Instructions for the task: Make an exact copy of the data below, leaving out every picture.

Supplied material:
++++++++++++++++++++

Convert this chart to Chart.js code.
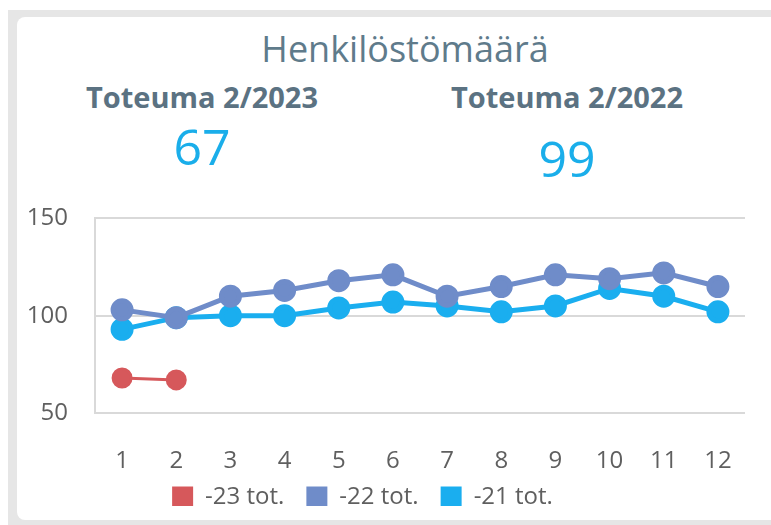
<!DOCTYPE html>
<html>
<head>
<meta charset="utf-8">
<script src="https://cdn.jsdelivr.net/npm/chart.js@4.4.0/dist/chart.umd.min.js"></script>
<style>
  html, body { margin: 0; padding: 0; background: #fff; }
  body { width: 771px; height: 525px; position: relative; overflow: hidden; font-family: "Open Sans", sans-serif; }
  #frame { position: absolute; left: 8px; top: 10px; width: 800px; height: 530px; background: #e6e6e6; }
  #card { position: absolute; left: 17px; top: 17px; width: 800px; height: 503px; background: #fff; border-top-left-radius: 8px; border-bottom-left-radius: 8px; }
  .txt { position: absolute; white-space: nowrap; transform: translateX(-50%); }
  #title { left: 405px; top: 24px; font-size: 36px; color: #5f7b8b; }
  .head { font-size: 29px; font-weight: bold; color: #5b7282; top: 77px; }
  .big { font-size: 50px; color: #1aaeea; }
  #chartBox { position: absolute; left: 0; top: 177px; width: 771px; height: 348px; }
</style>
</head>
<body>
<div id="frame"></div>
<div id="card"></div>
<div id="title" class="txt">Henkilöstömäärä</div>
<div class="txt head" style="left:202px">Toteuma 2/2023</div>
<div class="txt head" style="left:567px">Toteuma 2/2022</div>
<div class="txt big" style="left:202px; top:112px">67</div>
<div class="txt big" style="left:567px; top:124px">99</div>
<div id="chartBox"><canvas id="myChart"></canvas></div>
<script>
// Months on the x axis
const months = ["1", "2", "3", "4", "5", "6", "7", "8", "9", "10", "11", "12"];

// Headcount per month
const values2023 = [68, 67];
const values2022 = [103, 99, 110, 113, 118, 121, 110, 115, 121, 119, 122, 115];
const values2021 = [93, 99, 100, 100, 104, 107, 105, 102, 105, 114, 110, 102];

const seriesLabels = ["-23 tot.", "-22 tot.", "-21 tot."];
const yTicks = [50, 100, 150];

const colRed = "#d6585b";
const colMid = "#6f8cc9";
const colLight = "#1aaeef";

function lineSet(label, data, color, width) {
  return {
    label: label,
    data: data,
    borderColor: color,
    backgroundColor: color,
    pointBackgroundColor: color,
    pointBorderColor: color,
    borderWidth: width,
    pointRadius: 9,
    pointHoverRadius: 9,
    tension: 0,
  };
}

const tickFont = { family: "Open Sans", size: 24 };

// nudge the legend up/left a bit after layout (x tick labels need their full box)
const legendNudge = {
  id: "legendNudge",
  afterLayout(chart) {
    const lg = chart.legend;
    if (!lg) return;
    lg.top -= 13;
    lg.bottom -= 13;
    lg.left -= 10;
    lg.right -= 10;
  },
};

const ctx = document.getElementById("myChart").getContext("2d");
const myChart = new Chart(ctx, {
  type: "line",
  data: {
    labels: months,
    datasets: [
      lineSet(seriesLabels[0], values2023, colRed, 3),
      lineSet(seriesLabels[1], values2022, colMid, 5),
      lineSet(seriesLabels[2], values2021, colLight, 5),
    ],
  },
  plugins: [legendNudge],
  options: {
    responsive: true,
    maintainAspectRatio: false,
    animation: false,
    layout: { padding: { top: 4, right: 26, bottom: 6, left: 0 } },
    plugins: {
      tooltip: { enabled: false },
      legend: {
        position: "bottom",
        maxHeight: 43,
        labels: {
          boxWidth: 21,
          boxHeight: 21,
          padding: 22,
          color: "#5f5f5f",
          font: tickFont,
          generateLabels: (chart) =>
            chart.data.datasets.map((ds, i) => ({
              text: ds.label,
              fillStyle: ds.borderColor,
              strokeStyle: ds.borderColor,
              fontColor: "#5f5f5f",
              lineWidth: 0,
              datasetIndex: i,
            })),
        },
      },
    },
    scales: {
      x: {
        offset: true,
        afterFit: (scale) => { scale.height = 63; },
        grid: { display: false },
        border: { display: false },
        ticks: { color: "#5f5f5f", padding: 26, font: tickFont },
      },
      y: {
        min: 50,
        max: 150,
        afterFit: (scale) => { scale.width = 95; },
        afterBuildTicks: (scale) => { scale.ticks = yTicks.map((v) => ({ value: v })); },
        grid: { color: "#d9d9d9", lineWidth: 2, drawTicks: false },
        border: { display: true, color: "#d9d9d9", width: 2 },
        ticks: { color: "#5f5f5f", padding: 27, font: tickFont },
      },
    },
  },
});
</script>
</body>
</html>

++++++++++++++++++++

The completed task:
Convert this chart to Chart.js code.
<!DOCTYPE html>
<html>
<head>
<meta charset="utf-8">
<script src="https://cdn.jsdelivr.net/npm/chart.js@4.4.0/dist/chart.umd.min.js"></script>
<style>
  html, body { margin: 0; padding: 0; background: #fff; }
  body { width: 771px; height: 525px; position: relative; overflow: hidden; font-family: "Open Sans", sans-serif; }
  #frame { position: absolute; left: 8px; top: 10px; width: 800px; height: 530px; background: #e6e6e6; }
  #card { position: absolute; left: 17px; top: 17px; width: 800px; height: 503px; background: #fff; border-top-left-radius: 8px; border-bottom-left-radius: 8px; }
  .txt { position: absolute; white-space: nowrap; transform: translateX(-50%); }
  #title { left: 405px; top: 24px; font-size: 36px; color: #5f7b8b; }
  .head { font-size: 29px; font-weight: bold; color: #5b7282; top: 77px; }
  .big { font-size: 50px; color: #1aaeea; }
  #chartBox { position: absolute; left: 0; top: 177px; width: 771px; height: 348px; }
</style>
</head>
<body>
<div id="frame"></div>
<div id="card"></div>
<div id="title" class="txt">Henkilöstömäärä</div>
<div class="txt head" style="left:202px">Toteuma 2/2023</div>
<div class="txt head" style="left:567px">Toteuma 2/2022</div>
<div class="txt big" style="left:202px; top:112px">67</div>
<div class="txt big" style="left:567px; top:124px">99</div>
<div id="chartBox"><canvas id="myChart"></canvas></div>
<script>
// Months on the x axis
const months = ["1", "2", "3", "4", "5", "6", "7", "8", "9", "10", "11", "12"];

// Headcount per month
const values2023 = [68, 67];
const values2022 = [103, 99, 110, 113, 118, 121, 110, 115, 121, 119, 122, 115];
const values2021 = [93, 99, 100, 100, 104, 107, 105, 102, 105, 114, 110, 102];

const seriesLabels = ["-23 tot.", "-22 tot.", "-21 tot."];
const yTicks = [50, 100, 150];

const colRed = "#d6585b";
const colMid = "#6f8cc9";
const colLight = "#1aaeef";

function lineSet(label, data, color, width) {
  return {
    label: label,
    data: data,
    borderColor: color,
    backgroundColor: color,
    pointBackgroundColor: color,
    pointBorderColor: color,
    borderWidth: width,
    pointRadius: 9,
    pointHoverRadius: 9,
    tension: 0,
  };
}

const tickFont = { family: "Open Sans", size: 24 };

// nudge the legend up/left a bit after layout (x tick labels need their full box)
const legendNudge = {
  id: "legendNudge",
  afterLayout(chart) {
    const lg = chart.legend;
    if (!lg) return;
    lg.top -= 13;
    lg.bottom -= 13;
    lg.left -= 10;
    lg.right -= 10;
  },
};

const ctx = document.getElementById("myChart").getContext("2d");
const myChart = new Chart(ctx, {
  type: "line",
  data: {
    labels: months,
    datasets: [
      lineSet(seriesLabels[0], values2023, colRed, 3),
      lineSet(seriesLabels[1], values2022, colMid, 5),
      lineSet(seriesLabels[2], values2021, colLight, 5),
    ],
  },
  plugins: [legendNudge],
  options: {
    responsive: true,
    maintainAspectRatio: false,
    animation: false,
    layout: { padding: { top: 4, right: 26, bottom: 6, left: 0 } },
    plugins: {
      tooltip: { enabled: false },
      legend: {
        position: "bottom",
        maxHeight: 43,
        labels: {
          boxWidth: 21,
          boxHeight: 21,
          padding: 22,
          color: "#5f5f5f",
          font: tickFont,
          generateLabels: (chart) =>
            chart.data.datasets.map((ds, i) => ({
              text: ds.label,
              fillStyle: ds.borderColor,
              strokeStyle: ds.borderColor,
              fontColor: "#5f5f5f",
              lineWidth: 0,
              datasetIndex: i,
            })),
        },
      },
    },
    scales: {
      x: {
        offset: true,
        afterFit: (scale) => { scale.height = 63; },
        grid: { display: false },
        border: { display: false },
        ticks: { color: "#5f5f5f", padding: 26, font: tickFont },
      },
      y: {
        min: 50,
        max: 150,
        afterFit: (scale) => { scale.width = 95; },
        afterBuildTicks: (scale) => { scale.ticks = yTicks.map((v) => ({ value: v })); },
        grid: { color: "#d9d9d9", lineWidth: 2, drawTicks: false },
        border: { display: true, color: "#d9d9d9", width: 2 },
        ticks: { color: "#5f5f5f", padding: 27, font: tickFont },
      },
    },
  },
});
</script>
</body>
</html>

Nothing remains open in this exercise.